2.1 Define “Token”

In tokenization, we take an input text, and break it up into pieces of meaningful sizes. We refer this pieces of texts as tokens.

Most commonly, input texts are broken up into words. But this isn’t perfect.

No white space in certain languages (她是我最好的朋友。- ‘she is my best friend’ in Mandarin)
Pronouns/negation words (Je n’aime pas le chocolat - ‘I don’t like chocolate’ in French)
Contractions of two words (would’ve, didn’t)

Knowing this, let’s take a jab at tokenization. We’ll split on anything that is not an alphanumeric character.

library(tidyverse)
library(hcandersenr)

the_fir_tree <- hcandersen_en %>%
  filter(book == "The fir tree") %>%
  pull(text)

head(the_fir_tree, 9)

## [1] "Far down in the forest, where the warm sun and the fresh air made a sweet"    
## [2] "resting-place, grew a pretty little fir-tree; and yet it was not happy, it"   
## [3] "wished so much to be tall like its companions– the pines and firs which grew" 
## [4] "around it. The sun shone, and the soft air fluttered its leaves, and the"     
## [5] "little peasant children passed by, prattling merrily, but the fir-tree heeded"
## [6] "them not. Sometimes the children would bring a large basket of raspberries or"
## [7] "strawberries, wreathed on a straw, and seat themselves near the fir-tree, and"
## [8] "say, \"Is it not a pretty little tree?\" which made it feel more unhappy than"
## [9] "before."

strsplit(the_fir_tree[1:2], "[^a-zA-Z0-9]+")

## [[1]]
##  [1] "Far"    "down"   "in"     "the"    "forest" "where"  "the"    "warm"  
##  [9] "sun"    "and"    "the"    "fresh"  "air"    "made"   "a"      "sweet" 
## 
## [[2]]
##  [1] "resting" "place"   "grew"    "a"       "pretty"  "little"  "fir"    
##  [8] "tree"    "and"     "yet"     "it"      "was"     "not"     "happy"  
## [15] "it"

This is pretty good, but the hero’s name (fir-tree) has been split. This kind of information loss can be dangerous, and we need to use more delicate splitting methods, rather than brute-forcing with regex.
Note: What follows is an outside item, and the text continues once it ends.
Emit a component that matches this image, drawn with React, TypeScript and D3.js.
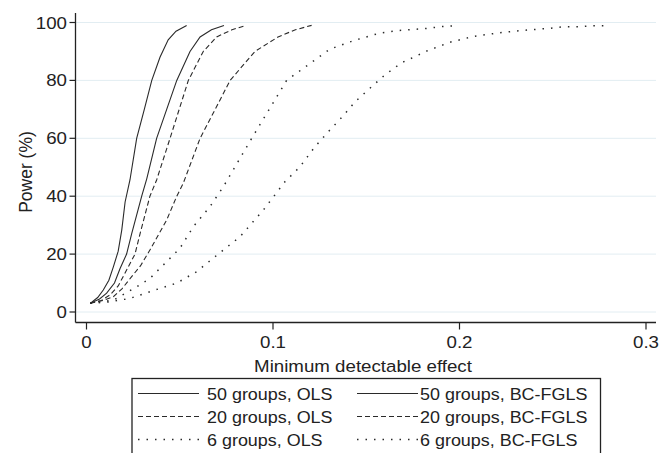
import React from 'react';
import * as d3 from 'd3';

// power curves (x = minimum detectable effect, y = power %)
const ols50X = [0.002, 0.006, 0.009, 0.012, 0.0144, 0.017, 0.0189, 0.0207, 0.0233, 0.0269, 0.031, 0.035, 0.0394, 0.0438, 0.048, 0.0537];
const ols50Y = [3, 5, 7.6, 11, 15.6, 21, 28.3, 38, 45.6, 60, 70, 80, 88, 94, 97, 99];

const bc50X = [0.002, 0.007, 0.0108, 0.015, 0.018, 0.0215, 0.0242, 0.0296, 0.0323, 0.0376, 0.043, 0.0484, 0.0555, 0.0609, 0.067, 0.0737];
const bc50Y = [3, 4.5, 6.5, 10, 15, 20, 27, 40, 46, 60, 70, 80, 90, 95, 97.5, 99];

const ols20X = [0.002, 0.008, 0.0126, 0.017, 0.0215, 0.026, 0.0287, 0.034, 0.0376, 0.0448, 0.0546, 0.0626, 0.0698, 0.078, 0.0855];
const ols20Y = [3, 4, 5.9, 9, 14.5, 20, 27, 40, 45.6, 60, 80, 90, 95, 97.5, 99];

const bc20X = [0.002, 0.009, 0.0144, 0.019, 0.0242, 0.029, 0.034, 0.043, 0.0484, 0.0519, 0.0609, 0.069, 0.077, 0.0903, 0.1027, 0.112, 0.1207];
const bc20Y = [3, 4, 5.3, 8, 12.2, 16, 21.4, 31.8, 40, 44.5, 60, 70, 80, 90, 95, 97.5, 99];

const ols6X = [0.002, 0.008, 0.0144, 0.0269, 0.034, 0.043, 0.0501, 0.0573, 0.0662, 0.0734, 0.0886, 0.1073, 0.1305, 0.143, 0.157, 0.167, 0.175, 0.183, 0.1905, 0.1985];
const ols6Y = [3, 3.5, 4.1, 8.7, 11.6, 17.4, 22, 29.5, 36.4, 43.3, 60, 80, 90.8, 93.7, 96.3, 97.2, 97.6, 98, 98.6, 98.9];

const bc6X = [0.002, 0.012, 0.0233, 0.0358, 0.0484, 0.059, 0.0716, 0.0823, 0.0948, 0.1064, 0.1145, 0.1225, 0.1297, 0.1375, 0.144, 0.152, 0.16, 0.169, 0.183, 0.195, 0.207, 0.215, 0.225, 0.233, 0.2405, 0.2485, 0.2555, 0.2635, 0.2715, 0.2795];
const bc6Y = [3, 3.5, 4.7, 7.4, 10, 13.9, 20.5, 26, 35.2, 45, 50.2, 57.1, 62.3, 67.7, 72.6, 77.3, 81.9, 86.1, 90.3, 93.2, 95.1, 95.9, 96.7, 97.2, 97.6, 98, 98.5, 98.5, 98.9, 98.9];

const xTicks = [0, 0.1, 0.2, 0.3];
const yTicks = [0, 20, 40, 60, 80, 100];

const legendLabels = [
  '50 groups, OLS', '50 groups, BC-FGLS',
  '20 groups, OLS', '20 groups, BC-FGLS',
  '6 groups, OLS', '6 groups, BC-FGLS',
];

const W = 662;
const H = 453;
const FONT = '"Liberation Sans", Arial, Helvetica, sans-serif';
const INK = '#222';
const SX = 1.1; // glyphs in the figure are a bit wide

const solid = '';
const dashed = '5 3';
const dotted = '1.5 7';

const series = [
  { xs: ols50X, ys: ols50Y, dash: solid },
  { xs: bc50X, ys: bc50Y, dash: solid },
  { xs: ols20X, ys: ols20Y, dash: dashed },
  { xs: bc20X, ys: bc20Y, dash: dashed },
  { xs: ols6X, ys: ols6Y, dash: dotted },
  { xs: bc6X, ys: bc6Y, dash: dotted },
];

const Txt = ({ x, y, size, anchor = 'start', children }: any) => (
  <text
    transform={`translate(${x},${y}) scale(${SX},1)`}
    fontSize={size}
    textAnchor={anchor}
    fill={INK}
  >
    {children}
  </text>
);

const App = () => {
  const x = d3.scaleLinear().domain([0, 0.3]).range([86.5, 646]);
  const y = d3.scaleLinear().domain([0, 100]).range([312, 22.5]);

  const axisLeft = 75.5;
  const axisBottom = 322.5;
  const plotRight = 656;

  const line = d3.line<[number, number]>().x(d => x(d[0])).y(d => y(d[1]));

  // legend
  const lgLeft = 132, lgTop = 378.5, lgRight = 600.5, rowH = 23;
  const cols = [
    { x0: 138, x1: 199, tx: 207 },
    { x0: 357, x1: 418, tx: 420 },
  ];

  return (
    <svg
      width={W}
      height={H}
      style={{ position: 'absolute', left: 0, top: 0, background: '#fff' }}
      fontFamily={FONT}
    >
      {/* gridlines */}
      {yTicks.map(t => (
        <line key={'g' + t} x1={axisLeft} x2={plotRight} y1={y(t)} y2={y(t)} stroke="#e2edf2" strokeWidth={1} />
      ))}

      {/* curves */}
      {series.map((s, i) => (
        <path
          key={i}
          d={line(s.xs.map((v, j) => [v, s.ys[j]] as [number, number])) || ''}
          fill="none"
          stroke="#2a2a2a"
          strokeWidth={s.dash === dotted ? 1.5 : 1.1}
          strokeDasharray={s.dash || undefined}
        />
      ))}

      {/* axes */}
      <line x1={axisLeft} x2={axisLeft} y1={13} y2={axisBottom} stroke={INK} strokeWidth={1.3} />
      <line x1={axisLeft} x2={plotRight} y1={axisBottom} y2={axisBottom} stroke={INK} strokeWidth={1.3} />

      {yTicks.map(t => (
        <g key={'y' + t}>
          <line x1={axisLeft - 6} x2={axisLeft} y1={y(t)} y2={y(t)} stroke={INK} strokeWidth={1.2} />
          <Txt x={67} y={y(t) + 6} size={17} anchor="end">{t}</Txt>
        </g>
      ))}
      {xTicks.map(t => (
        <g key={'x' + t}>
          <line x1={x(t)} x2={x(t)} y1={axisBottom} y2={axisBottom + 7} stroke={INK} strokeWidth={1.2} />
          <Txt x={x(t)} y={348} size={17} anchor="middle">{t === 0 ? '0' : d3.format('.1f')(t)}</Txt>
        </g>
      ))}

      <Txt x={363} y={372} size={17} anchor="middle">Minimum detectable effect</Txt>
      <text
        transform={`translate(32,172) rotate(-90)`}
        fontSize={17.5}
        textAnchor="middle"
        fill={INK}
      >
        Power (%)
      </text>

      {/* legend */}
      <rect x={lgLeft} y={lgTop} width={lgRight - lgLeft} height={H + 10 - lgTop} fill="#fff" stroke={INK} strokeWidth={1.3} />
      {legendLabels.map((lab, i) => {
        const row = Math.floor(i / 2);
        const c = cols[i % 2];
        const cy = lgTop + 15 + row * rowH;
        const dash = series[i].dash;
        return (
          <g key={lab}>
            <line
              x1={c.x0}
              x2={c.x1}
              y1={cy}
              y2={cy}
              stroke="#2a2a2a"
              strokeWidth={dash === dotted ? 1.5 : 1.1}
              strokeDasharray={dash || undefined}
            />
            <Txt x={c.tx} y={cy + 6} size={16.3}>{lab}</Txt>
          </g>
        );
      })}
    </svg>
  );
};

export default App;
Luckily, you don’t have to write all the custom logics yourself! This chapter introduces tokenizers

library(tokenizers)
tokenize_words(the_fir_tree[1:2])

## [[1]]
##  [1] "far"    "down"   "in"     "the"    "forest" "where"  "the"    "warm"  
##  [9] "sun"    "and"    "the"    "fresh"  "air"    "made"   "a"      "sweet" 
## 
## [[2]]
##  [1] "resting" "place"   "grew"    "a"       "pretty"  "little"  "fir"    
##  [8] "tree"    "and"     "yet"     "it"      "was"     "not"     "happy"  
## [15] "it"

The word-level tokenization in this package is done by finding word boundaries, which follows a number of sophisticated rules.